Setup Checks Before Buying

  • Confirm your audio interface has enough clean gain for a dynamic microphone.
  • Use a pop filter or foam windscreen for close vocals.
  • Place the mic slightly off-axis if plosives or harsh consonants are too strong.
  • Keep the singer close enough for a solid vocal level without clipping.
  • Use closed-back headphones so the backing track does not leak into the mic.

Who Should Buy It

Buy the SM57 for home vocals if you want a durable dynamic mic that can also handle instruments and if you are willing to learn mic placement.
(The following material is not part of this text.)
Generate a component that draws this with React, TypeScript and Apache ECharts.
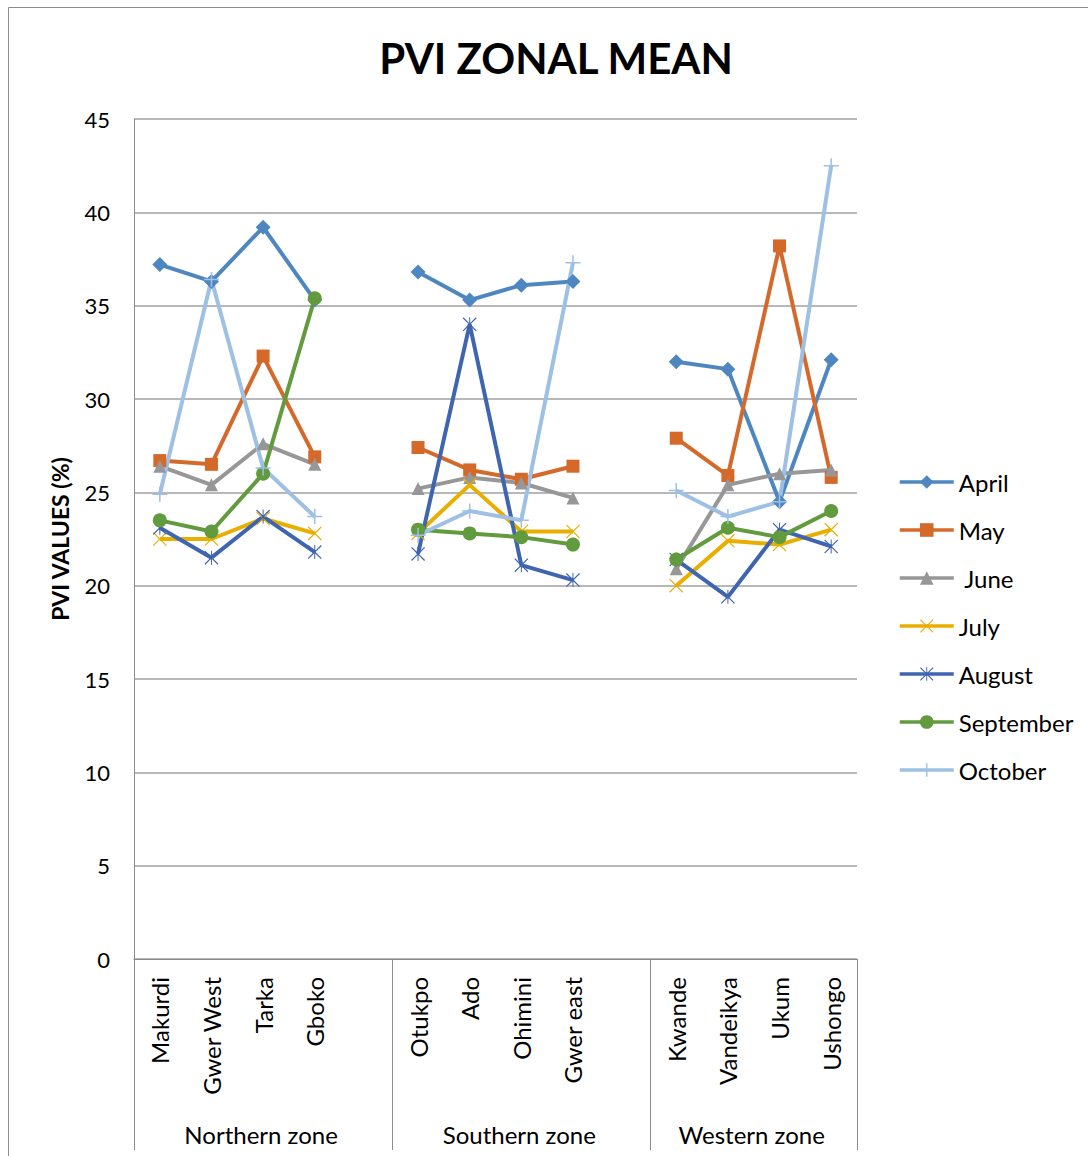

It is especially sensible when the room is untreated and you would rather control the recording environment before buying a sensitive condenser microphone.

Who Should Skip It

Skip it if you need the simplest vocal-only setup, if your interface struggles with gain, or if you want a more polished vocal tone before learning placement. In those cases, a USB vocal mic, an SM58-style vocal dynamic, or a beginner condenser setup may be easier to manage.

Alternatives

  • Choose the SM58 if vocals are the main job and you prefer a built-in vocal grille.
  • Choose the AT2020 if your room is controlled enough for a more sensitive condenser sound.
  • Choose a USB mic if simple setup matters more than upgrade flexibility.
  • Choose an entry dynamic vocal mic if you want less setup discipline than the SM57.

Useful Next Steps

For the broader product context, read the main Shure SM57 review. If you are deciding between two Shure dynamics, compare SM58 vs SM57. If you are comparing the SM57 against a condenser, read SM57 vs AT2020. For beginner setup basics, start with the vocal recording setup checklist and the home vocal recording hub.

FAQ

Is the Shure SM57 good for bedroom vocals?

Yes, it can be good for bedroom vocals when used close with a pop filter or windscreen and enough interface gain. It is not automatically better than every vocal mic, but it can reduce room pickup compared with many sensitive condensers.

Do you need a pop filter with an SM57 for vocals?

For close vocals, yes. A pop filter or foam windscreen helps control plosives and gives the singer a more consistent distance cue.

Is the SM57 easier than a condenser for untreated rooms?

Often it is more forgiving of untreated rooms because it encourages close placement and usually captures less room detail. The tradeoff is that you must manage gain and positioning carefully.

Review Basis

Review basis: This focused review is based on MusicalCritic editorial research, known dynamic-microphone workflow considerations, beginner home vocal constraints, and scenario analysis. It does not claim hands-on testing, live price tracking, stock status, or brand authorization.